Federalismo: aspettando la prossima riforma

/ 01.11.2021
di Angelo Rossi

La Confederazione svizzera, per grazia divina o merito dei politici che l’hanno creata, ha una struttura di governo federalista. Il potere politico è diviso tra la Confederazione, i Cantoni e i Comuni e questo dal 1848. A regolare le competenze di ciascun livello istituzionale intervengono le costituzioni che dovrebbero di norma rispettare il principio di sussidiarietà, stando al quale al livello superiore toccano unicamente le responsabilità che non possono essere attribuite al livello inferiore. Di fatto però, specie nella fase di applicazione delle leggi, l’esercizio del potere viene fatto in modo consociativo. Nell’eseguire i disposti legislativi intervengono quindi molte volte i tre livelli istituzionali, ovviamente con prerogative diverse, ma quasi sempre tali da creare più di un problema in fase esecutiva.

Insomma il federalismo, pur essendo il miglior sistema di governo per un paese che conosce tante disparità e tante differenze come il nostro, presenta almeno due difficoltà che occorre sempre tenere d’occhio. La prima è quella della bilancia del potere tra i tre livelli istituzionali che lo costituiscono, la seconda è quella dell’operare in modo efficace e efficiente di ciascun potere nella fase di esecuzione delle leggi. Siccome con il tempo tutte le cose evolvono non sorprende che, di tanto in tanto, queste difficoltà ritornino a far discutere e che, tra gli addetti ai lavori, si parli di riforme del federalismo. Così, all’inizio di questo secolo, il dibattito sulla ridistribuzione delle competenze tra la Confederazione e i Cantoni dominò per alcuni anni la scena politica federale. Nel novembre del 2004 la nuova ripartizione delle competenze venne approvata in votazione popolare in uno con le nuove disposizioni, pure nuove, riguardanti la perequazione finanziaria tra i Cantoni. Oggi non si discute più di ripartizione delle competenze o di impedire l’accentramento delle stesse. Sul tavolo delle discussioni ha fatto la sua apparizione un nuovo tema: la ripartizione del territorio nazionale in Cantoni.
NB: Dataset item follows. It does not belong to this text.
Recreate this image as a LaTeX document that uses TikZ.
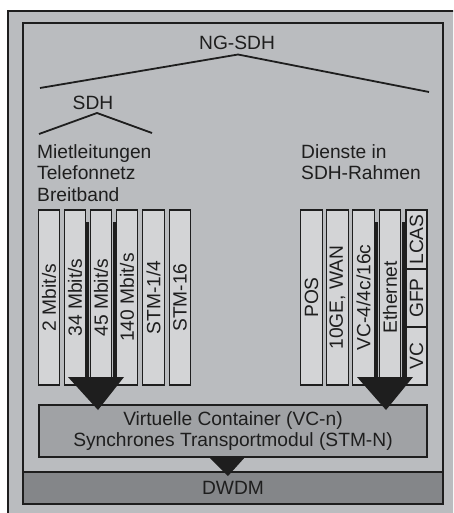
\documentclass[tikz,border=0pt]{standalone}
\usepackage{fontspec}
\setmainfont{Liberation Sans}
\definecolor{bgray}{RGB}{186,188,191}
\definecolor{lgray}{RGB}{211,212,214}
\definecolor{mgray}{RGB}{160,162,165}
\definecolor{dgray}{RGB}{132,134,137}
\definecolor{ink}{RGB}{30,30,30}
\begin{document}
\begin{tikzpicture}[x=1pt,y=-1pt,
  every node/.style={font=\fontsize{19.2}{21.5}\selectfont, text=ink},
  bar/.style={draw=ink, line width=1.3pt, fill=lgray, rotate=90, minimum width=175pt, minimum height=21.5pt, inner sep=0pt},
  seg/.style={draw=ink, line width=1.3pt, fill=lgray, rotate=90, minimum height=21pt, inner sep=0pt},
  box/.style={draw=ink, line width=1.3pt, inner sep=0pt},
  brace/.style={draw=ink, line width=1.8pt},
  shaft/.style={draw=ink, line width=2.6pt},
  head/.style={fill=ink}]
\useasboundingbox (0,0) rectangle (453,513);
\clip (0,0) rectangle (453,513);
\fill[white] (0,0) rectangle (453,513);
\filldraw[fill=bgray, draw=ink, line width=2pt] (8,11) rectangle (480,540);
\filldraw[fill=bgray, draw=ink, line width=2pt] (23,23) rectangle (443,504);
% DWDM
\node[box, fill=dgray, line width=2pt, minimum width=420pt, minimum height=32pt] (dwdm) at (233,488) {DWDM};
% titles
\node (ngsdh) at (237,43) {NG-SDH};
\draw[brace] (40,88) -- (238,54.5) -- (429,92);
\node (sdh) at (93,103) {SDH};
\draw[brace] (39,134) -- (97,113) -- (152,133);
\node[align=left, anchor=north west, inner sep=0pt] (left) at (37,144) {Mietleitungen\\Telefonnetz\\Breitband};
\node[align=left, anchor=north west, inner sep=0pt] (right) at (301,144) {Dienste in\\SDH-Rahmen};
% left bars
\node[bar] (b1) at (49,297.5) {2 Mbit/s};
\node[bar] (b2) at (75,297.5) {34 Mbit/s};
\node[bar] (b3) at (101,297.5) {45 Mbit/s};
\node[bar] (b4) at (127,297.5) {140 Mbit/s};
\node[bar] (b5) at (153.5,297.5) {STM-1/4};
\node[bar] (b6) at (180,297.5) {STM-16};
% right bars
\node[bar] (r1) at (311.5,297.5) {POS};
\node[bar] (r2) at (337.5,297.5) {10GE, WAN};
\node[bar] (r3) at (363.5,297.5) {VC-4/4c/16c};
\node[bar] (r4) at (390,297.5) {Ethernet};
\node[seg, minimum width=59pt] (lcas) at (416.5,239.5) {LCAS};
\node[seg, minimum width=58pt] (gfp) at (416.5,298) {GFP};
\node[seg, minimum width=58pt] (vc) at (416.5,356) {VC};
% VC box
\node[box, fill=mgray, minimum width=388pt, minimum height=52pt, align=center] (vcbox) at (233,431) {Virtuelle Container (VC-n)\\Synchrones Transportmodul (STM-N)};
% arrow shafts
\draw[shaft] (87.5,222) -- (87.5,378);
\draw[shaft] (114.5,222) -- (114.5,378);
\draw[shaft] (376.5,222) -- (376.5,378);
\draw[shaft] (403.5,222) -- (403.5,378);
% arrow heads
\coordinate (tl) at (98,410);
\coordinate (tr) at (386,410);
\coordinate (tb) at (228,476);
\fill[head] (68,377) -- (124,377) -- (tl) -- cycle;
\fill[head] (357,377) -- (413,377) -- (tr) -- cycle;
\fill[head] (208,456) -- (246,456) -- (tb) -- cycle;
\end{tikzpicture}
\end{document}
Sono tre le varianti di questo dibattito. La prima è rappresentata dalle proposte di sostituire i Cantoni con più vaste regioni (da 5 a 8) funzionali. Vi sono poi diversi tentativi, che vengono rinnovati di tanto in tanto, di far nascere nuovi Cantoni aggregando due o più degli esistenti. Infine la terza variante di questa discussione è formata dalle proposte di dare maggiore autonomia agli agglomerati urbani per esempio, come suggerisce una recente proposta del Partito Socialista, trasformando gli agglomerati maggiori in semi-cantoni. La difficoltà è quella che, secondo noi, non potrà mai essere evitata in un sistema che vede concorrere tre livelli istituzionali nelle decisioni politiche e nell’esecuzione delle leggi. Un sistema di questo genere, che, per di più, è sempre alla ricerca del compromesso, non può essere che lento. Un sistema lento è un sistema costoso, quindi poco efficiente. Ma anche l’efficacia delle decisioni può essere messa in forse da un sistema lento. Questo succede specialmente quando sarebbe necessario intervenire rapidamente e in modo unitario, per evitare incombenti rischi e pericoli.

È quanto, per esempio, abbiamo sperimentato nella pandemia del Covid-19. Ed è anche quello che potrebbe succedere in futuro con frequenza se la probabilità di rischi e calamità naturali dovesse aumentare. Partendo da riflessioni di questo tipo due politologi dell’università di Berna, il prof. Adrian Vatter e la dottoranda Rahel Freiburghaus, hanno proposto di recente di creare, tra il livello federale e quello cantonale, un nuovo organo decisionale al quale dovrebbero partecipare la Confederazione e i Cantoni. In un articolo apparso di recente sulla «Neue Zürcher Zeitung» i due politologi si sono occupati soprattutto di dimostrare come tale organo potrebbe essere formato in modo, da un lato, di non superare il numero di dieci membri, e dall’altro, di garantire la rappresentatività dell’insieme dei Cantoni svizzeri. Che le decisioni tra questi due livelli debbano essere coordinate in modo da velocizzarne l’adozione è un dato di fatto incontestabile. Che una nuova istituzione paritetica lo possa fare, resta però da dimostrare.